▶ _TASK PROMPT_: Output only the lines running from the line bearing "Convert this chart to matplotlib code." through the line bearing "ax = fig.add_axes([0.358, 0.002, 0.642, 0.872])", character for character.

▶ _DATA FOR PROCESSING_:
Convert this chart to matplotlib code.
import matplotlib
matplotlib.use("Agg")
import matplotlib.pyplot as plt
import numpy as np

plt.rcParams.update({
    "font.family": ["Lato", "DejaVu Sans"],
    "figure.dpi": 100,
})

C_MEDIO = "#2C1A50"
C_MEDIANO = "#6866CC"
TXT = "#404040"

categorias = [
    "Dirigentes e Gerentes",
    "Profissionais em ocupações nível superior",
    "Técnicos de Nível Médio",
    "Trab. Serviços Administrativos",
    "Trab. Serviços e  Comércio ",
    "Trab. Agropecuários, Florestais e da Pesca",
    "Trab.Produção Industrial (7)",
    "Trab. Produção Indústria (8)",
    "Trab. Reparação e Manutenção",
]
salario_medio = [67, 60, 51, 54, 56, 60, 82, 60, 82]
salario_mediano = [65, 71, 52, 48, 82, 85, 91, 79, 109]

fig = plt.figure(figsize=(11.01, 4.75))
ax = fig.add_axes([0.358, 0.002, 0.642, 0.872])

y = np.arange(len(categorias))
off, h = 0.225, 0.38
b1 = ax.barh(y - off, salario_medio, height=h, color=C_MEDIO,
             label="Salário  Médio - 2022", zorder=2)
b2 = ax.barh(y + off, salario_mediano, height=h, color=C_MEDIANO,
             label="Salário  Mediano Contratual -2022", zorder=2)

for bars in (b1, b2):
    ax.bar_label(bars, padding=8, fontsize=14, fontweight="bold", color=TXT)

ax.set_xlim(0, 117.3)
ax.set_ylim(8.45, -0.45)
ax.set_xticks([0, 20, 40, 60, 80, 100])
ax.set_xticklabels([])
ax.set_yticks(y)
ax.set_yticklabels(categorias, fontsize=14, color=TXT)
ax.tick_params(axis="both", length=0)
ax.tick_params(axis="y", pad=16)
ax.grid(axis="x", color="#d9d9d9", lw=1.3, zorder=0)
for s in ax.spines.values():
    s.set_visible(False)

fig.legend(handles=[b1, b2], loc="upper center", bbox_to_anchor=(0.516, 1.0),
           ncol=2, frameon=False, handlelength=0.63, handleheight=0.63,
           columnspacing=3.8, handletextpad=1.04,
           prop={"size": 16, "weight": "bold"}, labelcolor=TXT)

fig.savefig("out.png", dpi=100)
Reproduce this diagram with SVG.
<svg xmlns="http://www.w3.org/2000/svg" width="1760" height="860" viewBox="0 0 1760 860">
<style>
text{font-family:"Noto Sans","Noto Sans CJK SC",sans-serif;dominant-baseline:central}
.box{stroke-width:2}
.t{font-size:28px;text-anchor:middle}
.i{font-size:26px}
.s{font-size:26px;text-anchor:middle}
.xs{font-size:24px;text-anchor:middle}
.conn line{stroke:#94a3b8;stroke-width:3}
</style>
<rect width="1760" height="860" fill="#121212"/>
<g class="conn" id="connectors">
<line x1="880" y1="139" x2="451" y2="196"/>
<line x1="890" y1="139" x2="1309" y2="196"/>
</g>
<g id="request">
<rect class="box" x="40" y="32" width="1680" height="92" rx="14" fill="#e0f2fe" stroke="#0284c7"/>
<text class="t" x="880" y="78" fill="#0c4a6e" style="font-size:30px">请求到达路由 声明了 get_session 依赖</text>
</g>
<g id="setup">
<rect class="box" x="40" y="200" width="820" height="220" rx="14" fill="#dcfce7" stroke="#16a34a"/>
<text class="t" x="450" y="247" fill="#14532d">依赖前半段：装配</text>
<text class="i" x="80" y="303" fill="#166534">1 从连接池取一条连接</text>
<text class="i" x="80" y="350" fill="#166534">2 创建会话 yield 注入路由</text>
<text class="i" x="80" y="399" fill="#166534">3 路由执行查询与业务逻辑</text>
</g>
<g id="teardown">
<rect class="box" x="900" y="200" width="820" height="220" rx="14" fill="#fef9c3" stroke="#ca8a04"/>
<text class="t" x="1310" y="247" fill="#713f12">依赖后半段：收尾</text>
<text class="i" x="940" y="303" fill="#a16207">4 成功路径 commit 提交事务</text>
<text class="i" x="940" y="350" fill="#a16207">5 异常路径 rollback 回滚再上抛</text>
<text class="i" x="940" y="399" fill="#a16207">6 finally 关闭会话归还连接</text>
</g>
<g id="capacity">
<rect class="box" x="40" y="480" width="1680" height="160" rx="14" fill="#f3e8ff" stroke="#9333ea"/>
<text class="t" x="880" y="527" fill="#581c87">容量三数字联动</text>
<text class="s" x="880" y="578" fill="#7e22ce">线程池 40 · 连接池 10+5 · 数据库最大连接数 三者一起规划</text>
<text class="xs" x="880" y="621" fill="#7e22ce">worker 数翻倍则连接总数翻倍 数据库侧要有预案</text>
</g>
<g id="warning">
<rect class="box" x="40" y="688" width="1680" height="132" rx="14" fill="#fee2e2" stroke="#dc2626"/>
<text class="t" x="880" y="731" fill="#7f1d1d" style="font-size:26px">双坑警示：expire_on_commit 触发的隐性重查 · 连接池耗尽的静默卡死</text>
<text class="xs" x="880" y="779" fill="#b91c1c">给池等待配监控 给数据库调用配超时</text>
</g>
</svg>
--
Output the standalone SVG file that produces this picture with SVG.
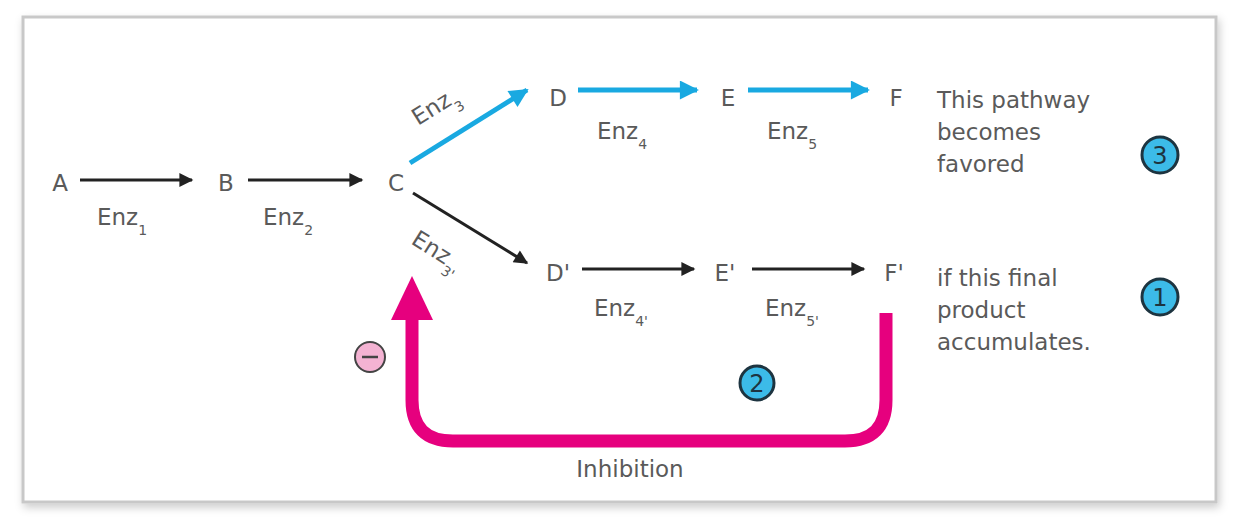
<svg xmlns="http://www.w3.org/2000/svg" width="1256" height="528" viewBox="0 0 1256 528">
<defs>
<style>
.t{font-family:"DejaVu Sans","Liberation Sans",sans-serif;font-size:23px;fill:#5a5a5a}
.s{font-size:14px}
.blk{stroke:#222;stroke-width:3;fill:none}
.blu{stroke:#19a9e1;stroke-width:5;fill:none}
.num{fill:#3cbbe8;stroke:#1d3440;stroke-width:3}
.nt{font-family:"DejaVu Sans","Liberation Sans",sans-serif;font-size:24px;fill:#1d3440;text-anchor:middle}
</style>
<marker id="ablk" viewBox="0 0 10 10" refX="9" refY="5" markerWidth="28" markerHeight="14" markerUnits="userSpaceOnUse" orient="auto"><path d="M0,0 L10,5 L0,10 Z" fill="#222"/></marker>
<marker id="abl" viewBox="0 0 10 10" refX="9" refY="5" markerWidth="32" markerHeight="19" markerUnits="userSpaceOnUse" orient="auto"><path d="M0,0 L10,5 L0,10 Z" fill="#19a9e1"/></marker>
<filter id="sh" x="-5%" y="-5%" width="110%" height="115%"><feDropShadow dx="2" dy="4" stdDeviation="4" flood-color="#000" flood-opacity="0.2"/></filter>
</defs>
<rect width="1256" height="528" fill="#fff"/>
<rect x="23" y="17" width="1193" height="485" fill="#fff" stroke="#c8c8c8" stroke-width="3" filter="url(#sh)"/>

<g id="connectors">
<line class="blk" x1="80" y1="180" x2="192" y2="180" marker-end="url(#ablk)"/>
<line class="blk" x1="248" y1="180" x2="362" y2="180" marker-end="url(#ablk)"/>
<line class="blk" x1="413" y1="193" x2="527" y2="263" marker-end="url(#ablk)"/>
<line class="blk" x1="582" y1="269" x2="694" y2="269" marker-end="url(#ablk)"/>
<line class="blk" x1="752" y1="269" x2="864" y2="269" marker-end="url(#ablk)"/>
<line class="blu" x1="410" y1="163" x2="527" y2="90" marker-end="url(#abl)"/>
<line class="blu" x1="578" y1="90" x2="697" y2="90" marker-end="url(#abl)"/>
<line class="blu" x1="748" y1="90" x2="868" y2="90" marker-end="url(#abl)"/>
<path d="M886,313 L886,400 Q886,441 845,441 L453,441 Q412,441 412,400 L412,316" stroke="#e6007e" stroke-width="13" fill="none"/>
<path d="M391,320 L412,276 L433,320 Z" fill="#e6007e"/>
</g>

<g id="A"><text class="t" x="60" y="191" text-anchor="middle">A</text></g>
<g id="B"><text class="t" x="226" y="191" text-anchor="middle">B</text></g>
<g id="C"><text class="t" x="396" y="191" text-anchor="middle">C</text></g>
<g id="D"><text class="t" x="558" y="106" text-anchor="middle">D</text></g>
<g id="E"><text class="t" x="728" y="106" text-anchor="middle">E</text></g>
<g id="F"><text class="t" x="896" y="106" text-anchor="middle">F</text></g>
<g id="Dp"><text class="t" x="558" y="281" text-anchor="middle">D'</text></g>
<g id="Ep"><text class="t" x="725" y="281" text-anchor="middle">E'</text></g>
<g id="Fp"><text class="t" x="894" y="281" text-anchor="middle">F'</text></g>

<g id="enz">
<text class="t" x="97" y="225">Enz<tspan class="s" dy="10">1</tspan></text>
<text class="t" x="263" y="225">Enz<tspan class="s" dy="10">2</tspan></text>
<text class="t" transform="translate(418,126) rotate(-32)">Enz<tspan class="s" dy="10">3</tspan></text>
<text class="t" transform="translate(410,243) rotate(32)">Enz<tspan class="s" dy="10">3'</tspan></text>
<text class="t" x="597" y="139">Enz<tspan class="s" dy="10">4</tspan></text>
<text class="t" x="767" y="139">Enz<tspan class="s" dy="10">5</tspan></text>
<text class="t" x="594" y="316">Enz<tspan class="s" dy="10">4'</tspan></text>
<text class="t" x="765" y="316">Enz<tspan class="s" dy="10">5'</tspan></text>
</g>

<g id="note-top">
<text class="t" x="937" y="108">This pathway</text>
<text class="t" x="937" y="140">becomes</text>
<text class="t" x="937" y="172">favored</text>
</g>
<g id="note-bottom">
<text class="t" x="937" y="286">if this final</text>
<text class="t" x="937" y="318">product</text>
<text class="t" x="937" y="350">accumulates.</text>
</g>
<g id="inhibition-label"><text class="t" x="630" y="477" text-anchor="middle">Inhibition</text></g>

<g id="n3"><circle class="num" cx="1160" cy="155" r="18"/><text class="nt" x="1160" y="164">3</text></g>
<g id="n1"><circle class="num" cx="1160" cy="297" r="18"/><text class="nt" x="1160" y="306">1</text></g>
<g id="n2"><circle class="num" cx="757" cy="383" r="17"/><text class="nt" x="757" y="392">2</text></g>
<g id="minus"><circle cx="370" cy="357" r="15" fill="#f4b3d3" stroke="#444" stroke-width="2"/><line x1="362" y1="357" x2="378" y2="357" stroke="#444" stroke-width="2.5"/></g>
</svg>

▶ _ANSWER TO THIS TASK_:
Convert this chart to matplotlib code.
import matplotlib
matplotlib.use("Agg")
import matplotlib.pyplot as plt
import numpy as np

plt.rcParams.update({
    "font.family": ["Lato", "DejaVu Sans"],
    "figure.dpi": 100,
})

C_MEDIO = "#2C1A50"
C_MEDIANO = "#6866CC"
TXT = "#404040"

categorias = [
    "Dirigentes e Gerentes",
    "Profissionais em ocupações nível superior",
    "Técnicos de Nível Médio",
    "Trab. Serviços Administrativos",
    "Trab. Serviços e  Comércio ",
    "Trab. Agropecuários, Florestais e da Pesca",
    "Trab.Produção Industrial (7)",
    "Trab. Produção Indústria (8)",
    "Trab. Reparação e Manutenção",
]
salario_medio = [67, 60, 51, 54, 56, 60, 82, 60, 82]
salario_mediano = [65, 71, 52, 48, 82, 85, 91, 79, 109]

fig = plt.figure(figsize=(11.01, 4.75))
ax = fig.add_axes([0.358, 0.002, 0.642, 0.872])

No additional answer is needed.